Sur le plan de la gouvernance, l’objectif de généralisation des schémas d’aménagement et de gestion des eaux (Sage) recueille l’approbation de principe de l’élu du Grand Paris. Mais il y ajoute une bonne dose de scepticisme, en l’absence d’obligation réglementaire. L’expérience lui donne raison : créées par la loi sur l’eau de 1992, les Sage ne couvrent aujourd’hui que la moitié du territoire de la France métropolitaine.

Sobriété : la référence lilloise

Objectif affiché de l’Etat, le décuplement des volumes d’eaux usées traitées (Re-UTE), qui passerait de 1 à 10 % d’ici à 2030, trouve néanmoins grâce aux yeux de Sylvain Berrios . « Compte tenu du coût de l’assainissement qui représente la moitié de la facture d’eau, il s’agit d’une mesure à la fois économique et environnementale », approuve-t-il. De même, Sylvain Berrios adhère à l’objectif officiel de sobriété.

Dans ce domaine, l’engagement de Veolia dans la métropole européenne de Lille, entre 2024 et 2033, fait figure de référence : inspirée par les contrats globaux de performance énergétique, la collectivité rémunère son délégataire en proportion des économies qu’il réalise. Ce montage marque une rupture avec un modèle économique dans lequel les recettes croissent avec les volumes consommés.

Les premiers fruits du Re-UTE

Vice-président de la métropole de Nice et directeur délégué aux affaires publiques de Veolia, Pascal Condomitti présente les outils qui rendent possible l’exécution du contrat lillois : « La systématisation des télérelevés permet la détection des fuites en moins de 48 h , là où il fallait attendre jusqu’à six mois pour réagir. Un réseau de 5000 capteurs complète ce dispositif dans le réseau de distribution ».

Veolia peut également présenter le premier bilan de plusieurs expérimentations de Re-UTE : grâce à cette ressource utilisée pour l’arrosage du golf et des espaces verts, Sainte-Maxime ( Var ) économise 12 % de ses consommations d’eau potable. Dans un vignoble du Languedoc-Roussillon, l’économie d’intrants chimiques s’ajoute à celle de la ressource aquatique, comme le prouve la comparaison entre deux vignes : les plants arrosés par le Re-UTE se développent mieux, grâce aux apports en phosphate et nitrate .

Freins règlementaires

Sur la voie de la généralisation de ces nouvelles pratiques, les barrières réglementaires restent souvent dissuasives, surtout à l’échelle des bâtiments. « Entre les ministères chargés de l’Ecologie, de l’Agriculture et de l’Industrie, on ne sait jamais vraiment qui pilote la politique de l’eau » , note Etienne Lengereau, maire de Montrouge (Hauts-de-Seine) et président du Cercle des élus locaux. Il aurait pu ajouter le ministère de la Santé, souvent identifié comme un frein majeur au recyclage des eaux de pluie dans les bâtiments.

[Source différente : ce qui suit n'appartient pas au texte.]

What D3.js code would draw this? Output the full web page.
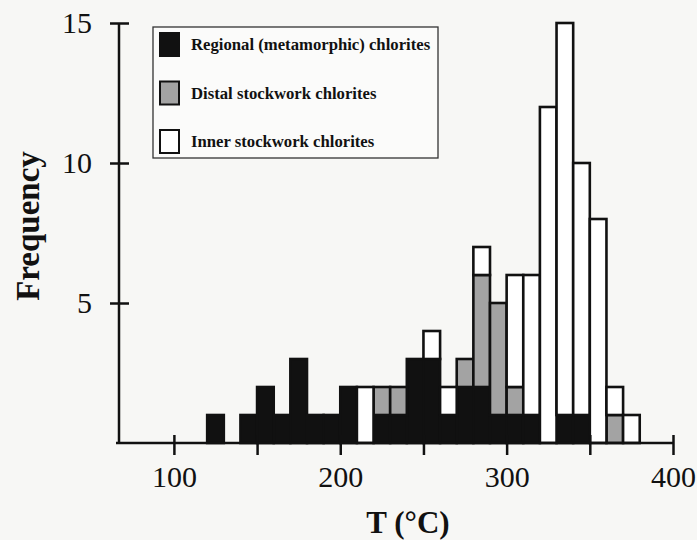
<!DOCTYPE html>
<html>
<head>
<meta charset="utf-8">
<script src="https://cdn.jsdelivr.net/npm/d3@7/dist/d3.min.js"></script>
<style>
  body { margin: 0; background: #f7f7f5; }
  svg { display: block; font-family: "Liberation Serif", "Times New Roman", serif; }
</style>
</head>
<body>
<div id="chart"></div>
<script>
// bin starts (deg C), bins are 10 deg wide
var binStarts = [120, 130, 140, 150, 160, 170, 180, 190, 200, 210, 220, 230, 240,
                 250, 260, 270, 280, 290, 300, 310, 320, 330, 340, 350, 360, 370];
var regional  = [1, 0, 1, 2, 1, 3, 1, 1, 2, 0, 1, 1, 3, 3, 1, 2, 2, 1, 1, 1, 0, 1, 1, 0, 0, 0];
var distal    = [0, 0, 0, 0, 0, 0, 0, 0, 0, 0, 1, 1, 0, 0, 0, 1, 4, 4, 1, 0, 0, 0, 0, 0, 1, 0];
var inner     = [0, 0, 0, 0, 0, 0, 0, 0, 0, 2, 0, 0, 0, 1, 1, 0, 1, 0, 4, 5, 12, 14, 9, 8, 1, 1];

var seriesNames = ["Regional (metamorphic) chlorites", "Distal stockwork chlorites", "Inner stockwork chlorites"];
var seriesKeys = ["regional", "distal", "inner"];
var seriesColors = ["#111111", "#a3a3a3", "#ffffff"];
var xTicks = [100, 150, 200, 250, 300, 350, 400];
var xTickLabels = ["100", "", "200", "", "300", "", "400"];
var yTicks = [5, 10, 15];

var width = 697, height = 540;
var binWidth = 10;

var svg = d3.select("#chart").append("svg")
    .attr("width", width)
    .attr("height", height);

var x = d3.scaleLinear().domain([67, 400]).range([119, 673]);
var y = d3.scaleLinear().domain([0, 15]).range([443, 23]);

var rows = binStarts.map(function (b, i) {
    return { bin: b, regional: regional[i], distal: distal[i], inner: inner[i] };
});
var stacked = d3.stack().keys(seriesKeys)(rows);

// bars
var layers = svg.append("g").selectAll("g")
    .data(stacked)
    .enter().append("g")
    .attr("fill", function (d, i) { return seriesColors[i]; });

layers.selectAll("rect")
    .data(function (d) { return d.filter(function (s) { return s[1] > s[0]; }); })
    .enter().append("rect")
    .attr("x", function (d) { return x(d.data.bin); })
    .attr("width", function (d) { return x(d.data.bin + binWidth) - x(d.data.bin); })
    .attr("y", function (d) { return y(d[1]); })
    .attr("height", function (d) { return y(d[0]) - y(d[1]); })
    .attr("stroke", "#111")
    .attr("stroke-width", 2.6);

// x axis
var xAxis = svg.append("g")
    .attr("transform", "translate(0," + y(0) + ")")
    .call(d3.axisBottom(x).tickValues(xTicks).tickSize(12).tickSizeOuter(0)
        .tickFormat(function (d, i) { return xTickLabels[i]; }));
xAxis.select(".domain").attr("stroke", "#111").attr("stroke-width", 2.5)
    .attr("d", "M" + (x.range()[0] - 3) + ",0H" + x.range()[1]);
xAxis.selectAll(".tick line").attr("stroke", "#111").attr("stroke-width", 2.5).attr("y1", -8);
xAxis.selectAll(".tick text").attr("font-size", 30).attr("fill", "#111")
    .attr("font-family", "Liberation Serif, serif").attr("dy", "0").attr("y", 44);

// y axis
var yAxis = svg.append("g")
    .attr("transform", "translate(" + x.range()[0] + ",0)")
    .call(d3.axisLeft(y).tickValues(yTicks).tickSize(9).tickSizeOuter(0).tickPadding(18));
yAxis.select(".domain").attr("stroke", "#111").attr("stroke-width", 2.5)
    .attr("d", "M0," + y(15) + "V" + y(0));
yAxis.selectAll(".tick line").attr("stroke", "#111").attr("stroke-width", 2.5).attr("x2", 10).attr("x1", -9);
yAxis.selectAll(".tick text").attr("font-size", 30).attr("fill", "#111")
    .attr("font-family", "Liberation Serif, serif");

// axis titles
svg.append("text")
    .attr("transform", "translate(39,226) rotate(-90)")
    .attr("text-anchor", "middle")
    .attr("font-size", 33)
    .attr("font-weight", "bold")
    .attr("fill", "#111")
    .text("Frequency");

svg.append("text")
    .attr("x", 408)
    .attr("y", 533)
    .attr("text-anchor", "middle")
    .attr("font-size", 31)
    .attr("font-weight", "bold")
    .attr("fill", "#111")
    .text("T (\u00B0C)");

// legend
var legend = svg.append("g");
legend.append("rect")
    .attr("x", 153).attr("y", 27)
    .attr("width", 285).attr("height", 131)
    .attr("fill", "#fbfbfa")
    .attr("stroke", "#333")
    .attr("stroke-width", 1.3);

var items = legend.selectAll("g.item")
    .data(seriesNames)
    .enter().append("g")
    .attr("class", "item")
    .attr("transform", function (d, i) { return "translate(0," + (i * 48.5) + ")"; });

items.append("rect")
    .attr("x", 160).attr("y", 33)
    .attr("width", 19).attr("height", 23)
    .attr("fill", function (d, i) { return seriesColors[i]; })
    .attr("stroke", "#111")
    .attr("stroke-width", 2);

items.append("text")
    .attr("x", 191)
    .attr("y", 50)
    .attr("font-size", 16.7)
    .attr("font-weight", "bold")
    .attr("fill", "#111")
    .text(function (d) { return d; });
</script>
</body>
</html>
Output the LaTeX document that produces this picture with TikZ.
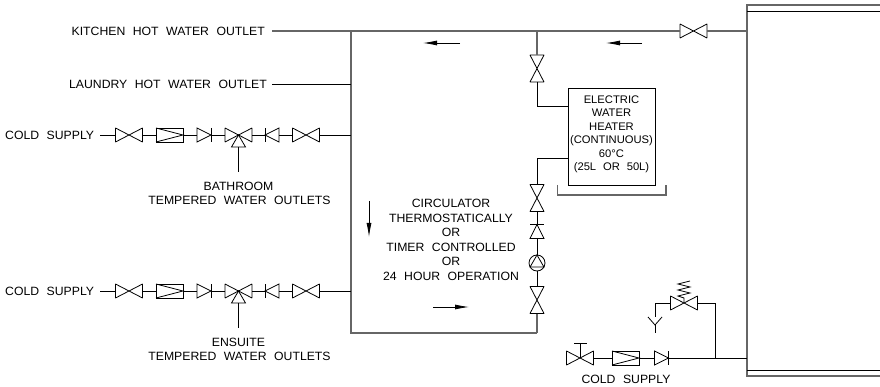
\documentclass[tikz,border=0pt]{standalone}
\usepackage{fontspec}
\setmainfont[WordSpace=2.2,FakeStretch=1.02]{Liberation Sans}
\usetikzlibrary{arrows.meta,calc}
\tikzset{
	x=1pt, y=-1pt,
	pipe/.style={line width=0.8pt, black},
	main/.style={line width=1.3pt, black!60},
	flow/.style={line width=0.8pt, -{Latex[length=14pt,width=5pt]}},
	symbol/.style={inner sep=0pt, outer sep=0pt},
	lbl/.style={inner sep=0pt, align=center, font=\fontsize{12}{14}\selectfont},
	boxlbl/.style={inner sep=0pt, align=center, font=\fontsize{11}{14}\selectfont},
}
\def\gatevalve[#1](#2)(#3){
	\node[symbol,minimum width=27pt,minimum height=14pt,rotate=#1] (#2) at (#3) {};
	\draw[pipe,line join=bevel] (#2.south west) -- (#2.north east) -- (#2.south east) -- (#2.north west) -- cycle;
}
\def\checkvalve[#1](#2)(#3){
	\node[symbol,minimum width=14pt,minimum height=14pt,rotate=#1] (#2) at (#3) {};
	\draw[pipe] (#2.north west) -- (#2.east) -- (#2.south west) -- cycle;
	\draw[pipe] (#2.north east) -- (#2.south east);
}
\def\strainer(#1)(#2){
	\node[symbol,draw,line width=0.8pt,minimum width=27pt,minimum height=14pt] (#1) at (#2) {};
	\draw[pipe] (#1.north west) -- (#1.east) -- (#1.south west);
}
\def\coldrow(#1)(#2)(#3){
	\node[lbl,anchor=west] (#1label) at (5,#2) {COLD SUPPLY};
	\gatevalve[0](#1iso)(129,#2)
	\strainer(#1str)(169.5,#2)
	\checkvalve[0](#1chk)(204,#2)
	\gatevalve[0](#1mix)(238.5,#2)
	\coordinate (#1base) at (238.5,#2+12);
	\coordinate (#1stem) at (238.5,#2+37);
	\draw[pipe] (#1mix.center) -- ($(#1base)+(-7,0)$) -- ($(#1base)+(7,0)$) -- cycle;
	\draw[pipe] (#1base) -- (#1stem);
	\checkvalve[180](#1ret)(272,#2)
	\gatevalve[0](#1out)(306,#2)
	\coordinate (#1tee) at (351,#2);
	\draw[pipe] (#1label.east) ++(6,0) -- (#1iso.west);
	\draw[pipe] (#1iso.east) -- (#1str.west);
	\draw[pipe] (#1str.east) -- (#1chk.west);
	\draw[pipe] (#1chk.east) -- (#1mix.west);
	\draw[pipe] (#1mix.east) -- (#1ret.east);
	\draw[pipe] (#1ret.west) -- (#1out.west);
	\draw[pipe] (#1out.east) -- (#1tee);
	\node[lbl,anchor=center] at (238.5,#2+51) {#3};
	\node[lbl,anchor=center] at (239.5,#2+65) {TEMPERED WATER OUTLETS};
}

\begin{document}
\begin{tikzpicture}
	\useasboundingbox (0,0) rectangle (880,387);

	% hot water ring
	\coordinate (tankhot) at (747,31);
	\coordinate (ringtl) at (351,31);
	\coordinate (ringbl) at (351,333);
	\coordinate (ringbr) at (537,333);
	\coordinate (ringtr) at (537,31);
	\node[lbl,anchor=east] (kitchen) at (265,31) {KITCHEN HOT WATER OUTLET};
	\node[lbl,anchor=east] (laundry) at (267,84) {LAUNDRY HOT WATER OUTLET};
	\coordinate (laundrytee) at (351,84);
	\gatevalve[0](hotvalve)(693.5,31)
	\draw[main] (tankhot) -- (hotvalve.east);
	\draw[main] (hotvalve.west) -- (ringtl);
	\draw[main] (kitchen.east) ++(7,0) -- (ringtl) -- (ringbl) -- (ringbr);
	\draw[pipe] (laundry.east) ++(5,0) -- (laundrytee);

	% heater branch
	\node[symbol,draw,line width=0.8pt,minimum width=87pt,minimum height=97pt] (heater) at (611.5,136.5) {};
	\node[boxlbl] at (611.5,100) {ELECTRIC};
	\node[boxlbl] at (611.5,113) {WATER};
	\node[boxlbl] at (611.5,127) {HEATER};
	\node[boxlbl] at (611.5,141) {(CONTINUOUS)};
	\node[boxlbl] at (611.5,154) {60°C};
	\node[boxlbl] at (611.5,168) {(25L OR 50L)};
	\gatevalve[90](topvalve)(537,68.5)
	\coordinate (heaterin) at (568,106);
	\coordinate (heaterout) at (568,158);
	\draw[main] (ringtr) -- (topvalve.east);
	\draw[pipe] (topvalve.west) |- (heaterin);
	\draw[pipe] (heaterout) -| (537,185);
	\draw[main] (557.5,185) -- (557.5,195) -- (666,195) -- (666,185);

	% circulator
	\gatevalve[90](upvalve)(537,198)
	\checkvalve[90](upcheck)(537,231.5)
	\node[symbol,draw,line width=0.8pt,circle,minimum size=16pt] (pump) at (537,263) {};
	\draw[pipe] (pump.90) -- (pump.210) -- (pump.330) -- cycle;
	\gatevalve[90](lowvalve)(537,300)
	\draw[pipe] (upvalve.west) -- (upcheck.east);
	\draw[pipe] (upcheck.west) -- (pump.north);
	\draw[pipe] (pump.south) -- (lowvalve.east);
	\draw[main] (lowvalve.west) -- (ringbr);

	\node[lbl] (note1) at (451,203) {CIRCULATOR};
	\node[lbl] (note2) at (451,218) {THERMOSTATICALLY};
	\node[lbl] (note3) at (451,232) {OR};
	\node[lbl] (note4) at (451,247) {TIMER CONTROLLED};
	\node[lbl] (note5) at (451,261) {OR};
	\node[lbl] (note6) at (451,276) {24 HOUR OPERATION};

	% flow direction
	\draw[flow] (460,43) -- (423,43);
	\draw[flow] (642,43) -- (606,43);
	\draw[flow] (369,201) -- (369,237);
	\draw[flow] (433,307) -- (469,307);

	% tempering valve rows
	\coldrow(bath)(135)(BATHROOM)
	\coldrow(suite)(291)(ENSUITE)

	% tank
	\draw[main] (880,5) -- (747,5) -- (747,376) -- (880,376);
	\draw[pipe] (747,11) -- (880,11);
	\draw[pipe] (747,370) -- (880,370);

	% tank cold inlet
	\coordinate (inletstart) at (566,358);
	\coordinate (tankcold) at (747,358);
	\coordinate (relieftee) at (715,358);
	\gatevalve[0](inletvalve)(580,358)
	\draw[pipe] (inletvalve.center) -- (580,343);
	\draw[pipe] (574,343) -- (587,343);
	\strainer(inletstr)(625.5,358)
	\checkvalve[0](inletchk)(661.5,358)
	\draw[pipe] (inletstart) -- (inletvalve.west);
	\draw[pipe] (inletvalve.east) -- (inletstr.west);
	\draw[pipe] (inletstr.east) -- (inletchk.west);
	\draw[pipe] (inletchk.east) -- (tankcold);
	\node[lbl] (inletlabel) at (626,379) {COLD SUPPLY};

	% relief valve and drain
	\gatevalve[0](relief)(684,303)
	\draw[pipe] (relieftee) |- (relief.east);
	\draw[pipe] (relief.west) -| (655,317);
	\draw[pipe] (684,303) -- (684,298) -- (678,296) -- (690,293) -- (678,290) -- (690,287) -- (678,284) -- (690,281);
	\draw[pipe] (648,317) -- (655,325) -- (662,317);
	\draw[pipe] (655,325) -- (655,333);
\end{tikzpicture}
\end{document}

La présentation des chantiers pilotes de Veolia a suscité une question d’une élue : « Pourquoi n’existe-t-il pas une plateforme publique et indépendante pour présenter les retours d’expérience des collectivité » ? Sur le modèle d’autres organismes qui encadrent les infrastructures de transport ou de télécommunication, l’idée d’une autorité de régulation de l’eau fait son chemin.